Lo castigó sin salir. Él por respeto se quedó. Si hubiese querido salir
corriendo mi abuela no lo hubiese cogido. Me recalcaba que él corría mucho y
muy muy veloz. Delgado y con piernas atléticas de tanto ir por los campos. Allí
quedó esa tarde.
Al día siguiente,
como siempre acudió a su cita para bañarse en el rio. Esperó a sus dos amigos
durante horas. Cuantos pasaban por allí lo miraban. Anocheció.
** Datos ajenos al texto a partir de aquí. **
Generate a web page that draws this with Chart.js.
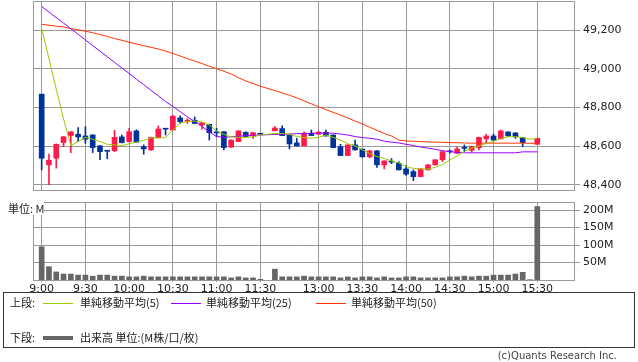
<!DOCTYPE html>
<html>
<head>
<meta charset="utf-8">
<script src="https://cdn.jsdelivr.net/npm/chart.js@4.4.1/dist/chart.umd.min.js"></script>
<style>
  body { margin: 0; background: #fff; width: 638px; height: 362px; position: relative; overflow: hidden; font-family: "DejaVu Sans", sans-serif; }
  #priceChart { position: absolute; left: 0; top: 0; }
  #volumeChart { position: absolute; left: 0; top: 196px; }
  .jp { font-family: "Noto Sans CJK JP", sans-serif; font-size: 11px; color: #222; position: absolute; white-space: nowrap; line-height: 13px; }
  #unit { left: 8px; top: 202px; background: #fff; }
  #legend { position: absolute; left: 3px; top: 292px; width: 630px; height: 54px; border: 1px solid #333; }
  .sw { position: absolute; height: 1px; width: 30px; }
  #copy { position: absolute; right: 21px; top: 350px; font-family: "DejaVu Sans", sans-serif; font-size: 10px; color: #444; }
</style>
</head>
<body>
<canvas id="priceChart" width="638" height="191"></canvas>
<canvas id="volumeChart" width="638" height="104"></canvas>
<div id="unit" class="jp">単位: M</div>
<div id="legend">
  <span class="jp" style="left:6px;top:3px">上段:</span>
  <span class="sw" style="left:39px;top:10px;background:#99cc00"></span>
  <span class="jp" style="left:76px;top:3px">単純移動平均(5)</span>
  <span class="sw" style="left:167px;top:10px;background:#9900ff"></span>
  <span class="jp" style="left:202px;top:3px">単純移動平均(25)</span>
  <span class="sw" style="left:312px;top:10px;background:#ff3300"></span>
  <span class="jp" style="left:347px;top:3px">単純移動平均(50)</span>
  <span class="jp" style="left:6px;top:38px">下段:</span>
  <span class="sw" style="left:39px;top:43px;height:4px;background:#666"></span>
  <span class="jp" style="left:76px;top:38px">出来高 単位:(M株/口/枚)</span>
</div>
<div id="copy">(c)Quants Research Inc.</div>
<script>
// === Data ===
const times = [
  '9:00','9:05','9:10','9:15','9:20','9:25','9:30','9:35','9:40','9:45','9:50','9:55',
  '10:00','10:05','10:10','10:15','10:20','10:25','10:30','10:35','10:40','10:45','10:50','10:55',
  '11:00','11:05','11:10','11:15','11:20','11:25','11:30','',
  '12:30','12:35','12:40','12:45','12:50','12:55',
  '13:00','13:05','13:10','13:15','13:20','13:25','13:30','13:35','13:40','13:45','13:50','13:55',
  '14:00','14:05','14:10','14:15','14:20','14:25','14:30','14:35','14:40','14:45','14:50','14:55',
  '15:00','15:05','15:10','15:15','15:20','15:25','15:30'
];
const tickLabels = ['9:00','9:30','10:00','10:30','11:00','11:30','13:00','13:30','14:00','14:30','15:00','15:30'];
const priceTicks = [48400, 48600, 48800, 49000, 49200];
const volumeTicks = [50, 100, 150, 200];

const openP = [
  48869,48504,48538,48619,48655,48662,48653,48658,48602,48576,48577,48648,
  48624,48679,48598,48581,48644,48689,48684,48746,48729,48734,48710,48713,
  48671,48675,48595,48624,48672,48655,48664,null,
  48680,48691,48658,48617,48602,48667,
  48662,48672,48658,48598,48552,48607,48585,48545,48576,48504,48520,48512,
  48483,48469,48443,48478,48504,48530,48573,48564,48591,48579,48593,48638,
  48653,48638,48674,48669,48644,null,48610
];
const highP = [
  48869,48560,48612,48650,48676,48696,48701,48660,48603,48577,48682,48658,
  48693,48685,48607,48647,48705,48690,48760,48757,48742,48751,48723,48714,
  48693,48676,48633,48681,48675,48671,48666,null,
  48701,48705,48659,48641,48674,48684,
  48679,48684,48659,48610,48608,48632,48586,48579,48577,48525,48536,48520,
  48500,48478,48484,48505,48531,48573,48580,48597,48607,48600,48647,48662,
  48663,48684,48675,48670,48645,null,48642
];
const lowP = [
  48478,48401,48487,48598,48567,48624,48615,48567,48530,48535,48572,48617,
  48622,48620,48559,48578,48643,48658,48683,48718,48718,48717,48688,48632,
  48649,48581,48594,48623,48648,48641,48660,null,
  48679,48654,48586,48601,48601,48654,
  48661,48652,48592,48551,48551,48580,48544,48540,48490,48483,48510,48477,
  48449,48423,48442,48477,48503,48521,48564,48563,48572,48570,48581,48615,
  48631,48637,48652,48641,48598,null,48609
];
const closeP = [
  48538,48528,48610,48649,48674,48648,48636,48593,48572,48574,48646,48619,
  48675,48621,48586,48646,48689,48688,48755,48727,48731,48718,48722,48670,
  48669,48593,48632,48679,48649,48670,48662,null,
  48694,48655,48612,48602,48667,48655,
  48672,48653,48593,48552,48607,48581,48545,48576,48504,48524,48518,48478,
  48456,48443,48483,48504,48530,48572,48571,48586,48589,48598,48646,48653,
  48632,48679,48653,48649,48619,null,48641
];
const ma5 = [
  49209,49051,48895,48741,48603,48624,48646,48636,48624,48610,48607,48602,
  48613,48621,48630,48643,48643,48644,48684,48720,48727,48730,48725,48710,
  48679,48661,48648,48646,48646,48648,48658,null,
  48666,48666,48662,48650,48645,48641,
  48646,48658,48646,48632,48613,48602,48581,48563,48547,48537,48524,48514,
  48495,48486,48482,48482,48491,48506,48529,48550,48573,48590,48602,48614,
  48625,48640,48649,48649,48645,48636,48641
];
const ma25 = [
  49322,49293,49264,49236,49207,49178,49149,49120,49091,49062,49033,49004,
  48976,48946,48918,48889,48860,48831,48806,48779,48751,48728,48702,48674,
  48650,48646,48649,48651,48655,48657,48658,null,
  48661,48662,48663,48665,48666,48667,
  48668,48668,48667,48663,48658,48650,48645,48641,48636,48626,48621,48617,
  48610,48604,48596,48590,48584,48577,48572,48568,48566,48566,48566,48566,
  48566,48566,48566,48566,48571,48571,48571
];
const ma50 = [
  49230,49225,49220,49216,49208,49201,49194,49186,49177,49167,49156,49147,
  49137,49128,49119,49111,49102,49092,49079,49066,49052,49040,49027,49013,
  49000,48987,48973,48954,48937,48924,48910,null,
  48887,48875,48863,48850,48834,48819,
  48804,48789,48775,48761,48746,48730,48715,48698,48682,48666,48653,48632,
  48627,48626,48624,48622,48621,48620,48619,48618,48617,48616,48616,48616,
  48616,48616,48616,48616,48616,48615,48615
];
const volume = [
  95,38,23,17,17,14,14,11,14,14,11,11,
  9,9,11,9,9,9,9,9,9,9,9,9,
  9,9,6,9,6,6,2,null,
  31,9,9,9,11,9,
  9,9,9,6,9,6,9,9,6,9,6,6,
  9,9,6,6,6,6,9,9,11,9,11,11,
  14,14,14,17,22,1,210
];

// === Look ===
const UP = '#ff1a4d', DOWN = '#003399', GRID = '#999';
const tickFont = { family: 'DejaVu Sans', size: 11 };
const X_MIN = -1.19, X_MAX = 73.04;
const tickIdx = tickLabels.map(t => times.indexOf(t));

const frame = {
  id: 'frame',
  beforeDatasetsDraw(chart) {
    const a = chart.chartArea, ctx = chart.ctx;
    ctx.save();
    ctx.strokeStyle = GRID;
    ctx.lineWidth = 1;
    ctx.strokeRect(Math.round(a.left) + 0.5, Math.round(a.top) + 0.5, Math.round(a.width), Math.round(a.height));
    ctx.restore();
  }
};

function xAxis(showLabels, height) {
  return {
    type: 'linear', min: X_MIN, max: X_MAX, offset: false,
    afterBuildTicks: s => { s.ticks = tickIdx.map(v => ({ value: v })); },
    ticks: { display: showLabels, autoSkip: false, maxRotation: 0, padding: 1, color: '#222', font: tickFont,
      callback: v => times[v] },
    grid: { color: GRID, offset: false, drawTicks: showLabels, tickLength: 2 },
    border: { display: false },
    afterFit: s => { s.height = height; s.paddingLeft = 0; s.paddingRight = 0; }
  };
}

function yAxis(min, max, ticks, fmt) {
  return {
    type: 'linear', position: 'right', min: min, max: max,
    afterBuildTicks: s => { s.ticks = ticks.map(v => ({ value: v })); },
    ticks: { padding: 3, color: '#222', font: tickFont, callback: fmt },
    grid: { color: GRID, tickLength: 6 },
    border: { display: false },
    afterFit: s => { s.width = 64; s.paddingTop = 0; s.paddingBottom = 0; }
  };
}

const candleIdx = times.map((t, i) => i).filter(i => openP[i] !== null);
const candleColor = ctx => {
  const i = ctx.raw ? ctx.raw.x : 0;
  return closeP[i] >= openP[i] ? UP : DOWN;
};
const maLine = (arr, color) => ({
  type: 'line', data: arr.map((v, i) => ({ x: i, y: v })), borderColor: color,
  borderWidth: 1, pointRadius: 0, spanGaps: true, order: 0
});

// === Price chart ===
new Chart(document.getElementById('priceChart'), {
  type: 'bar',
  data: {
    datasets: [
      maLine(ma5, '#99cc00'),
      maLine(ma25, '#9900ff'),
      maLine(ma50, '#ff3300'),
      { type: 'bar', data: candleIdx.map(i => ({ x: i, y: [openP[i], closeP[i]] })),
        backgroundColor: candleColor, barThickness: 5, minBarLength: 1, grouped: false, order: 1 },
      { type: 'bar', data: candleIdx.map(i => ({ x: i, y: [lowP[i], highP[i]] })),
        backgroundColor: candleColor, barThickness: 1, grouped: false, order: 2 }
    ]
  },
  options: {
    responsive: false, animation: false, devicePixelRatio: 1,
    layout: { padding: { left: 33, top: 1, right: 0, bottom: 0 } },
    plugins: { legend: { display: false }, tooltip: { enabled: false } },
    scales: {
      x: xAxis(false, 1),
      y: yAxis(48374, 49350, priceTicks, v => v.toLocaleString('en-US'))
    }
  },
  plugins: [frame]
});

// === Volume chart ===
new Chart(document.getElementById('volumeChart'), {
  type: 'bar',
  data: {
    datasets: [{
      data: candleIdx.concat(times.map((t, i) => i).filter(i => openP[i] === null && volume[i] !== null))
        .map(i => ({ x: i, y: volume[i] })),
      backgroundColor: '#666', barThickness: 5, grouped: false
    }]
  },
  options: {
    responsive: false, animation: false, devicePixelRatio: 1,
    layout: { padding: { left: 33, top: 6, right: 0, bottom: 0 } },
    plugins: { legend: { display: false }, tooltip: { enabled: false } },
    scales: {
      x: xAxis(true, 20),
      y: yAxis(0, 223, volumeTicks, v => v + 'M')
    }
  },
  plugins: [frame]
});
</script>
</body>
</html>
Un hombre se le acercó, preguntándole
que hacía allí tan solo.
-
Estoy esperando a mis amigos.
-
¿Quiénes son tus amigos?
-
Los dos gemelos.
-
Niño… Ayer por la tarde, aquí mismo dónde estás,
vinieron los dos a nadar. El más delgado entró dentro de la corriente, el río
estaba bravo ayer. El hermano intentó sacarlo pero no pudo con el peso siendo
tan crio y a punto estuvo de hacer compañía a su hermano. Unos hombres oyeron
los gritos y lo rescataron. El otro niño hace unas horas lo enterraron.
Mi padre comentó:
-
Jamás se lo dije a nadie, ni a tu madre. Si esa
tarde hubiese ido, lo habría sacado.
-
O hubieses sido tú. Y hoy no estaríamos aquí. Ni
hoy ni nunca...
Le respondí.
Siguió diciendo:
-
No volvimos a ir nunca más al río. Y empezamos a
jugar a subirnos a los postes de la luz, a ver quien subía más alto...– continuó contándonos.
Y esa es otra historia, con un
final igual.
Parecido no, igual.
El
que mi padre, mi hermano, mi hija y yo estemos en este mundo es suerte. La
suerte que creó mi abuela al castigarlo dos tardes.